I've learned that if you have a product that really works well for you, buy two (at least), because sure as hell when you go to replace it they won't make it any more and the new product will be inferior.
Obviously, this isn't practical for a lot of things, but it is possible for a lot of small things and you will be happy you did it.
Ann let Chillblaine get away with using I where Me would have been correct. Standards are slipping.
When you forget about what's cooking the crockpot is usually easier to scrape out then the pot on the stove. IMO.
We use crock pots all the time--great for slow cooking chilli, stews, cocoa, sauces--and you can get a flavorful meal ready for you when you get home from work. I can see it being a big time saver.
Men in shorts.
Roadside memorials.
Space-traveling rich people.
Crock pots.
The list goes on and on.
Crockpots are only as good as the recipes you use.
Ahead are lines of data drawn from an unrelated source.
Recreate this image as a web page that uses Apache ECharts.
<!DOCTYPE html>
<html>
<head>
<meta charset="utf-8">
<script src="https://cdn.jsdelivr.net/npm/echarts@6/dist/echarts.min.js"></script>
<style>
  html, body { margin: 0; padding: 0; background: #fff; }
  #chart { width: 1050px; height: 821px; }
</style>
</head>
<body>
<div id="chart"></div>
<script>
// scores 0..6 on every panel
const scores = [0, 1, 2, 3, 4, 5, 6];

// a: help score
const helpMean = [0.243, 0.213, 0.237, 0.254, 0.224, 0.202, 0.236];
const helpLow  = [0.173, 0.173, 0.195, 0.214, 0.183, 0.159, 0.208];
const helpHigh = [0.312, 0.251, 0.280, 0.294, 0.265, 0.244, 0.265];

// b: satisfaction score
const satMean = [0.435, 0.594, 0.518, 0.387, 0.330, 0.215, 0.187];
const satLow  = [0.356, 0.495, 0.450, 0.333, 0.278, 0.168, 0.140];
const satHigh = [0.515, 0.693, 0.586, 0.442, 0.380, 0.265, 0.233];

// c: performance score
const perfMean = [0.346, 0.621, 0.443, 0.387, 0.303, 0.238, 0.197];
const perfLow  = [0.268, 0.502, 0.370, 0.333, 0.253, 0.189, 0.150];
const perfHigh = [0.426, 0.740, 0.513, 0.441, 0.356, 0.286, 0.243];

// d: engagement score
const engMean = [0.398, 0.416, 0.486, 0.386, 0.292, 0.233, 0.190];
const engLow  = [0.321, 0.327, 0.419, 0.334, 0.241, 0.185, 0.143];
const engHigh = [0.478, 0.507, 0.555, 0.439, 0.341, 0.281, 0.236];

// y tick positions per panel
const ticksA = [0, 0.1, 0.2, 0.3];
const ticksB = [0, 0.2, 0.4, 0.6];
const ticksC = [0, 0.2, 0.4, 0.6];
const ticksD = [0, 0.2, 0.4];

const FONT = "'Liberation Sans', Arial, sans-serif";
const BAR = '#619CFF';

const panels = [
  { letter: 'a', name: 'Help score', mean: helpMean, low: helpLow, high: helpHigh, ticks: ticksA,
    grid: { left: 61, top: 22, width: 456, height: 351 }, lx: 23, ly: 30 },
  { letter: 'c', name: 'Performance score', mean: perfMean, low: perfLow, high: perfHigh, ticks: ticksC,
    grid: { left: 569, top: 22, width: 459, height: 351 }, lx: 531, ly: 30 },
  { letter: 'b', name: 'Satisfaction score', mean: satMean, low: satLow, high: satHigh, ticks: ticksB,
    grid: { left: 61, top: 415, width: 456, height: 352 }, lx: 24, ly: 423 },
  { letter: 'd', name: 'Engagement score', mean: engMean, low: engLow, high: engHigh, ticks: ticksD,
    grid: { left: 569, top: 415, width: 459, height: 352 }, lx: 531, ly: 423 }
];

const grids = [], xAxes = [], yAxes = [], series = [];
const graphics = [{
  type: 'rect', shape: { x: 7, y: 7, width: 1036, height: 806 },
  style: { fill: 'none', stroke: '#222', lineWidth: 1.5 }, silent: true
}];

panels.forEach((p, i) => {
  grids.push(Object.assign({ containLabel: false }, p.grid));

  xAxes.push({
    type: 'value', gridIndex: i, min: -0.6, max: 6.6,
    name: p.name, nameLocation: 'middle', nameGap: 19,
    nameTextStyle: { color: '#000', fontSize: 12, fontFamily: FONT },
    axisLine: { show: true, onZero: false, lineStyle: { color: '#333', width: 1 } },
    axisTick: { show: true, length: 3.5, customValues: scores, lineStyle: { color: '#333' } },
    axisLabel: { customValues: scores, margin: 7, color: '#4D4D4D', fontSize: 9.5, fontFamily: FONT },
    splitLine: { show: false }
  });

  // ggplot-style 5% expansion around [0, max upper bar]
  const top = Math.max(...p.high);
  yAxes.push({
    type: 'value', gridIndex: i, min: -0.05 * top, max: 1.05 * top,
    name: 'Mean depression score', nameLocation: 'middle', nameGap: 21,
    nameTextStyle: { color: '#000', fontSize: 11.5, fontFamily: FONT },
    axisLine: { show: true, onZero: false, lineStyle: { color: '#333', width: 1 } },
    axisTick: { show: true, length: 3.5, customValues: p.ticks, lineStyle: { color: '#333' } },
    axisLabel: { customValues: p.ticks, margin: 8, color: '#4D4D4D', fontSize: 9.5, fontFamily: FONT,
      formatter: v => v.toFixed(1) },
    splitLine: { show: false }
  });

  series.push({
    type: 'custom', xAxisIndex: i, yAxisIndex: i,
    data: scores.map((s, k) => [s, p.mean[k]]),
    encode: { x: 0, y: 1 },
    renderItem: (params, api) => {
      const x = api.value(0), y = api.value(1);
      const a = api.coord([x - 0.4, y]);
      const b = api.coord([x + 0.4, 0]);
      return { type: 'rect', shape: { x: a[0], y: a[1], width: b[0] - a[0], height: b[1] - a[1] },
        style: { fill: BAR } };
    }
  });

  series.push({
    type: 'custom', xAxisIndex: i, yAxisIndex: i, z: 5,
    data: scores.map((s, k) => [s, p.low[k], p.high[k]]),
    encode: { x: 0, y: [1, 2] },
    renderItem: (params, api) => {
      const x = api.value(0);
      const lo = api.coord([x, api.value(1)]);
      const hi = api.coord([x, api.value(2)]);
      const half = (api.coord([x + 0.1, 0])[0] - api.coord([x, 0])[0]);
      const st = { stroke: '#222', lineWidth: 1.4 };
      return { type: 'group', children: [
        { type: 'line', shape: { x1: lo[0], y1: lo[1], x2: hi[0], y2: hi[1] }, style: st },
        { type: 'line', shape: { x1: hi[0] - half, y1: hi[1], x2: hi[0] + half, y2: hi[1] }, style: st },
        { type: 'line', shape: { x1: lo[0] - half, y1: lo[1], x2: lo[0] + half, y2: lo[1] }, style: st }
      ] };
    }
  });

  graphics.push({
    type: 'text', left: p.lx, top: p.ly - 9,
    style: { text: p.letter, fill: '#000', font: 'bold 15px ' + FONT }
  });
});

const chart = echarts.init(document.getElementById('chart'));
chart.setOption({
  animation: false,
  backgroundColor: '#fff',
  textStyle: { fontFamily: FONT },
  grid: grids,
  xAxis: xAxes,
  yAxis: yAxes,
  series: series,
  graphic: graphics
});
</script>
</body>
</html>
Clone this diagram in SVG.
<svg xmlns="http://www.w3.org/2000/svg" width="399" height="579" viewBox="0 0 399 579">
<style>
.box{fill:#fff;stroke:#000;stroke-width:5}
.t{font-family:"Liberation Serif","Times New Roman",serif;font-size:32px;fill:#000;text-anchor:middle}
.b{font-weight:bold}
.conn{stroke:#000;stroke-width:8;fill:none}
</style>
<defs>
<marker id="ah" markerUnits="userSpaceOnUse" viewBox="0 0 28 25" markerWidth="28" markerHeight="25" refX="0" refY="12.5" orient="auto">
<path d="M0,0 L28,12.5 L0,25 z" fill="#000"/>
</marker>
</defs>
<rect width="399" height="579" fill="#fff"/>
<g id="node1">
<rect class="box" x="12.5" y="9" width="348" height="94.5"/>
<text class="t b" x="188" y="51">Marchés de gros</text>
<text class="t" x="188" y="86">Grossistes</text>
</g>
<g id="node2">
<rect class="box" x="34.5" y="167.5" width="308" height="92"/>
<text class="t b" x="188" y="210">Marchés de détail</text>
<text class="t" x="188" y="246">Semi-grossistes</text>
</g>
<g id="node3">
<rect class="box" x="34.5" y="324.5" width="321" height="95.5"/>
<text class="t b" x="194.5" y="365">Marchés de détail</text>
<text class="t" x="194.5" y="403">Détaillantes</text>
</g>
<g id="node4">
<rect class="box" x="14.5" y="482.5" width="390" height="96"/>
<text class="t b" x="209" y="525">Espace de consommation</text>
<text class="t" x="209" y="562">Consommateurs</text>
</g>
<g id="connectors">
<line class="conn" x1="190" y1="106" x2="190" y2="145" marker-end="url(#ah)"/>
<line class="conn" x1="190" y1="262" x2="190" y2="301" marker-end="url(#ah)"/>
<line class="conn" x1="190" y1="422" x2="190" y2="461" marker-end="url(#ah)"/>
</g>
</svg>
Many of the crockpot cookbooks are along the lines of put chicken parts in crockpot, add cream of mushroom soup and cook for a while. The results are terrible.
Cook's Illustrated has a couple of very good crockpot cookbooks, and I also Like the "Not Your Mother's" series of cookbooks. The key is to use it for braises, soups, stews, chilis, and other long, slow recipes.
It's a great fire and forget appliance.
"Ann let Chillblaine get away with using I where Me would have been correct. Standards are slipping."
Oh, I'm not going to badger Chilblaine. If he were running for President and needed my help, I'd have helped him.
"It's a great fire and forget appliance."
Why is such a thing needed?
Seems to me a pot on the stove does everything better and does more.
"Why is such a thing needed?"
Because we are not home! I had an electric burner short out and throw sparks all over the kitchen. Thank God I was home at the time.
Nobody tell Ann about Japanese rice cookers that start themselves at a preset time, so the rice is done perfectly just as Dad arrives home from work.
The movie Tampopo had a scene describing a domestic Japanese dinner, where the nearly dead wife is called back from the edge of the dark abyss by her husband's demand that she make dinner for him & the kids. Which she does, then falls over dead. The father and kids, tears streaming down their faces, eat the last meal made for them to honor her and all her hard work.
It's all a matter of how you want to organize your time. My 28-year old son uses a slow cooker to set up his dinners in the morning because he wants to eat as soon as he gets home from work.
"It worked wonderfully and looked beautiful for over a decade. Then it broke, and I bought a new, cheaper toaster."
I had a Mirro popcorn popper that I was given as a birthday present when I was 15. It was all metal (except for a small piece of glass so you could see inside at the top). It worked for 20 years. Then it broke.
Did I throw it out? Hell, no. Back then things were built so that when they broke you could fix them. I opened it up and saw that the nichrome element has broken near an electrode. I undid the screw, pulled out the 1/4" of broken wire, screwed the rest of the wire back down and used it again.
There's still a lot of stuff that can be fixed if you have some simple tools and a modicum of mechanical ability. If the thing is riveted together, drill out the rivet and replace it with a bolt, nut and washer once you fix it. For things like dryers, washers, lawn mowers, etc. you'd be amazed at the service diagrams and part numbers you can find on the web.